This is not a guide, but rather an update that my original eGPU passthrough over Thunderbolt 3 configuration seems to be stable now, most likely due to improvements in the Linux Kernel, QEMU, and VFIO.

Awhile back, I attempted to passthrough external PCIe graphics cards to virtual machines over Thunderbolt, for the use of gaming and game cheat reversing. I used the same libvirt configuration that I would on a desktop GPU passthrough. Initially this seemed to work, but after awhile graphical artifacts and tears would take over the desktop, which eventually left the guest OS in an unresponsive state.
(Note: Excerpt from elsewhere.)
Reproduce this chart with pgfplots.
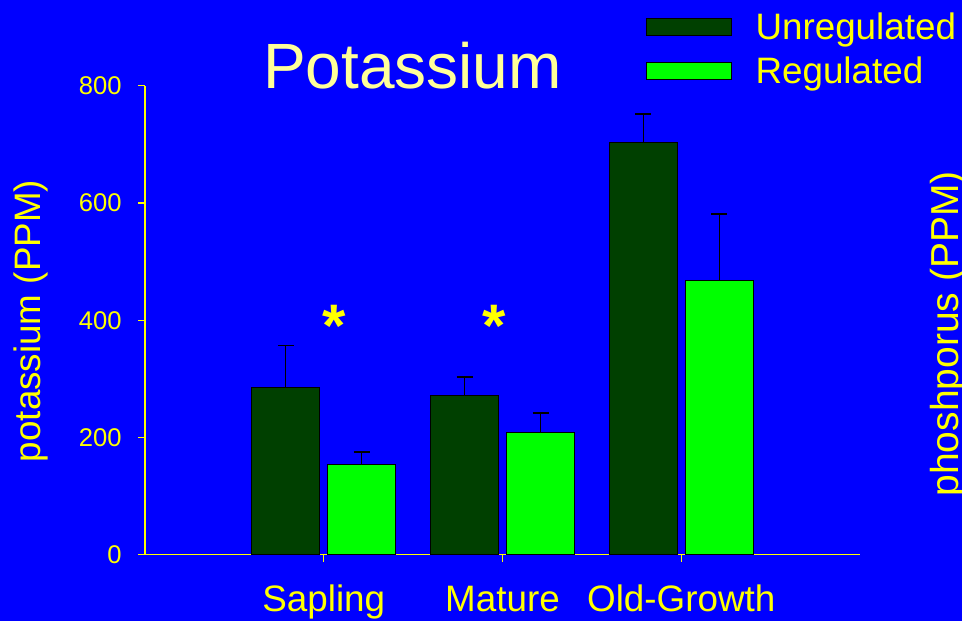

I tried many different hardware combinations including different computers, eGPU enclosures, Thunderbolt 2 and 3 controllers, both NVIDIA and AMD graphics cards to no avail. I also attempted to modify some esoteric software configurations, including CPU pinning, huge pages, message signaled-based interrupts (MSIs), but nothing resolved the issue.

My original guide link

I left the project alone for awhile, until I saw a Reddit post that Alex Williamson, kernel dev at Red Hat, responded to. He helped OP work through their issue and wrote a kernel patch for it. I decided to wait until whatever patch Alex Williamson wrote got merged with the stable kernel, and then tested on a fresh set up. I made a new Windows 10 VM with the same configuration that I used in my original guide, but this time it worked and continued to work without glitches. However, unlike OP I did not passthrough the Thunderbolt controller, and I haven’t ran into any freezing issues.